> **Task description**: Can you write out all the lines word for word, with no pictures?
* START Given material *
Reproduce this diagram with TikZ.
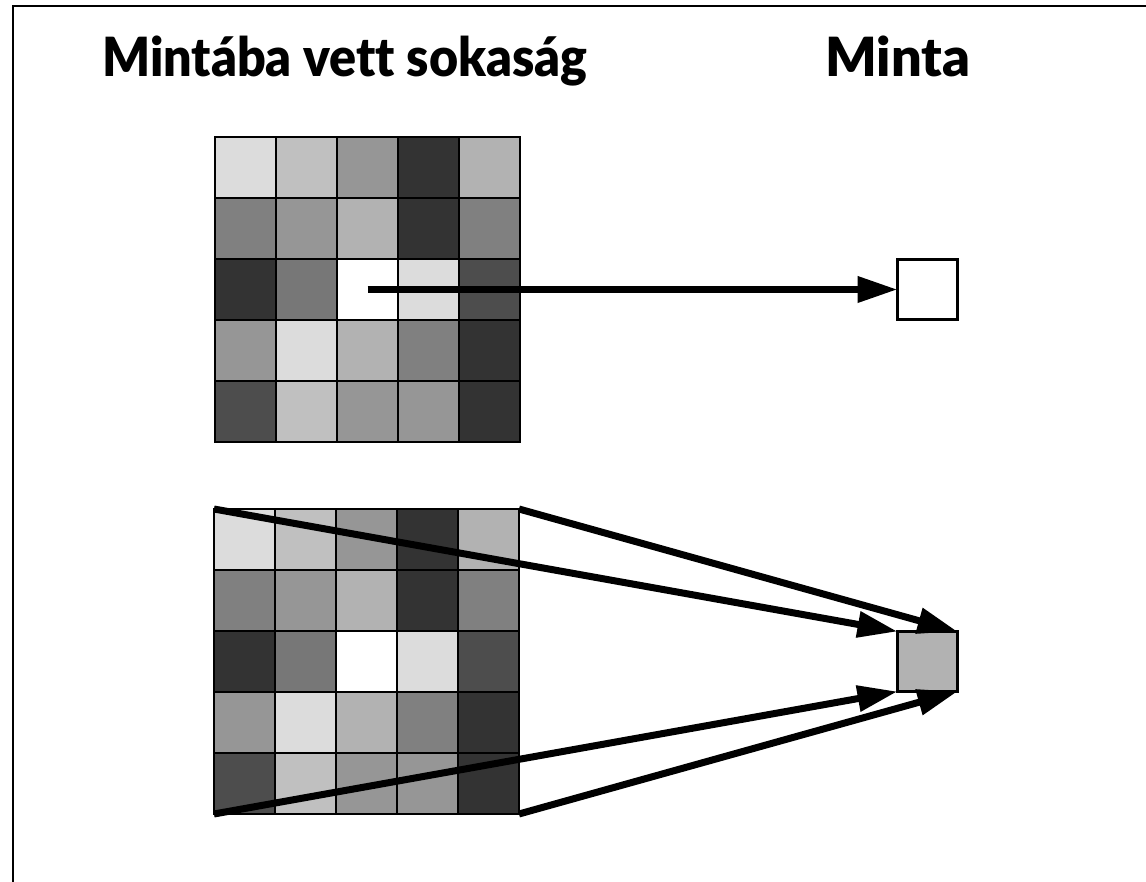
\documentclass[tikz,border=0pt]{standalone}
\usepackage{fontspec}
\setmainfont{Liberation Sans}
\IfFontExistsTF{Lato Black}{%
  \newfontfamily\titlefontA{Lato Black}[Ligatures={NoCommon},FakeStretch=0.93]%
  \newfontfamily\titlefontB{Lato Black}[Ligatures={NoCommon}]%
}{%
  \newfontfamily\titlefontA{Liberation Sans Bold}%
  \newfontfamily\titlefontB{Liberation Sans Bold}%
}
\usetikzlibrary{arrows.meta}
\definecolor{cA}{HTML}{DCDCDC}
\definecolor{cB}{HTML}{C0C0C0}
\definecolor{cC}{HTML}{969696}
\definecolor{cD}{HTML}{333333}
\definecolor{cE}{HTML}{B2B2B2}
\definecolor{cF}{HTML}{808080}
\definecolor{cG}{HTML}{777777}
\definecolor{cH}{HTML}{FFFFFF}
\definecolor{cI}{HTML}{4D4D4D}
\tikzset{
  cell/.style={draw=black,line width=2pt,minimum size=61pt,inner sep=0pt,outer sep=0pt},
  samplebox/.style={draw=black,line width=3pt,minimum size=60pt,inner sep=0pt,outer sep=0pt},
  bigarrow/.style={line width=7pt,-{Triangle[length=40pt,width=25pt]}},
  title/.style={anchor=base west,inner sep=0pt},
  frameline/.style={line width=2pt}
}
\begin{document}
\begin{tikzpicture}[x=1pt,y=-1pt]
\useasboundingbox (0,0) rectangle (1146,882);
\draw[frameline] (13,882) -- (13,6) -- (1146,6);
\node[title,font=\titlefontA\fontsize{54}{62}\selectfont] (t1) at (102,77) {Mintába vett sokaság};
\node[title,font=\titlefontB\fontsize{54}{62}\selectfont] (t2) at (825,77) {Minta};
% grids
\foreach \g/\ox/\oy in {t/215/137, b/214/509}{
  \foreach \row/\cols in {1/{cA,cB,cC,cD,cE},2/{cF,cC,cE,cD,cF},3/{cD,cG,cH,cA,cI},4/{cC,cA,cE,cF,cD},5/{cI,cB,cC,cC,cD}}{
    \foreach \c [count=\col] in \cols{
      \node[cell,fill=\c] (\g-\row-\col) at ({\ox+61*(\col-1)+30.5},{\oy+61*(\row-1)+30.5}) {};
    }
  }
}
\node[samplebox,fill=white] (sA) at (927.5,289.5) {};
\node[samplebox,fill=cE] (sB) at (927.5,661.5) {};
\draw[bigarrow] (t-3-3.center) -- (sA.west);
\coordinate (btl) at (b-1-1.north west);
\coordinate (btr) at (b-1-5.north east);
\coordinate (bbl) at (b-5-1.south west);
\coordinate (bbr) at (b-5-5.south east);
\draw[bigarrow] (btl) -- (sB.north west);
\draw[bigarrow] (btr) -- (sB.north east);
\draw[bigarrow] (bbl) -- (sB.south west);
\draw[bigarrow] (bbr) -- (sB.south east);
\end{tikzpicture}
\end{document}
* END Given material *
> **Output**:
Reproduce this diagram with TikZ.
\documentclass[tikz,border=0pt]{standalone}
\usepackage{fontspec}
\setmainfont{Liberation Sans}
\IfFontExistsTF{Lato Black}{%
  \newfontfamily\titlefontA{Lato Black}[Ligatures={NoCommon},FakeStretch=0.93]%
  \newfontfamily\titlefontB{Lato Black}[Ligatures={NoCommon}]%
}{%
  \newfontfamily\titlefontA{Liberation Sans Bold}%
  \newfontfamily\titlefontB{Liberation Sans Bold}%
}
\usetikzlibrary{arrows.meta}
\definecolor{cA}{HTML}{DCDCDC}
\definecolor{cB}{HTML}{C0C0C0}
\definecolor{cC}{HTML}{969696}
\definecolor{cD}{HTML}{333333}
\definecolor{cE}{HTML}{B2B2B2}
\definecolor{cF}{HTML}{808080}
\definecolor{cG}{HTML}{777777}
\definecolor{cH}{HTML}{FFFFFF}
\definecolor{cI}{HTML}{4D4D4D}
\tikzset{
  cell/.style={draw=black,line width=2pt,minimum size=61pt,inner sep=0pt,outer sep=0pt},
  samplebox/.style={draw=black,line width=3pt,minimum size=60pt,inner sep=0pt,outer sep=0pt},
  bigarrow/.style={line width=7pt,-{Triangle[length=40pt,width=25pt]}},
  title/.style={anchor=base west,inner sep=0pt},
  frameline/.style={line width=2pt}
}
\begin{document}
\begin{tikzpicture}[x=1pt,y=-1pt]
\useasboundingbox (0,0) rectangle (1146,882);
\draw[frameline] (13,882) -- (13,6) -- (1146,6);
\node[title,font=\titlefontA\fontsize{54}{62}\selectfont] (t1) at (102,77) {Mintába vett sokaság};
\node[title,font=\titlefontB\fontsize{54}{62}\selectfont] (t2) at (825,77) {Minta};
% grids
\foreach \g/\ox/\oy in {t/215/137, b/214/509}{
  \foreach \row/\cols in {1/{cA,cB,cC,cD,cE},2/{cF,cC,cE,cD,cF},3/{cD,cG,cH,cA,cI},4/{cC,cA,cE,cF,cD},5/{cI,cB,cC,cC,cD}}{
    \foreach \c [count=\col] in \cols{
      \node[cell,fill=\c] (\g-\row-\col) at ({\ox+61*(\col-1)+30.5},{\oy+61*(\row-1)+30.5}) {};
    }
  }
}
\node[samplebox,fill=white] (sA) at (927.5,289.5) {};
\node[samplebox,fill=cE] (sB) at (927.5,661.5) {};
\draw[bigarrow] (t-3-3.center) -- (sA.west);
\coordinate (btl) at (b-1-1.north west);
\coordinate (btr) at (b-1-5.north east);
\coordinate (bbl) at (b-5-1.south west);
\coordinate (bbr) at (b-5-5.south east);
\draw[bigarrow] (btl) -- (sB.north west);
\draw[bigarrow] (btr) -- (sB.north east);
\draw[bigarrow] (bbl) -- (sB.south west);
\draw[bigarrow] (bbr) -- (sB.south east);
\end{tikzpicture}
\end{document}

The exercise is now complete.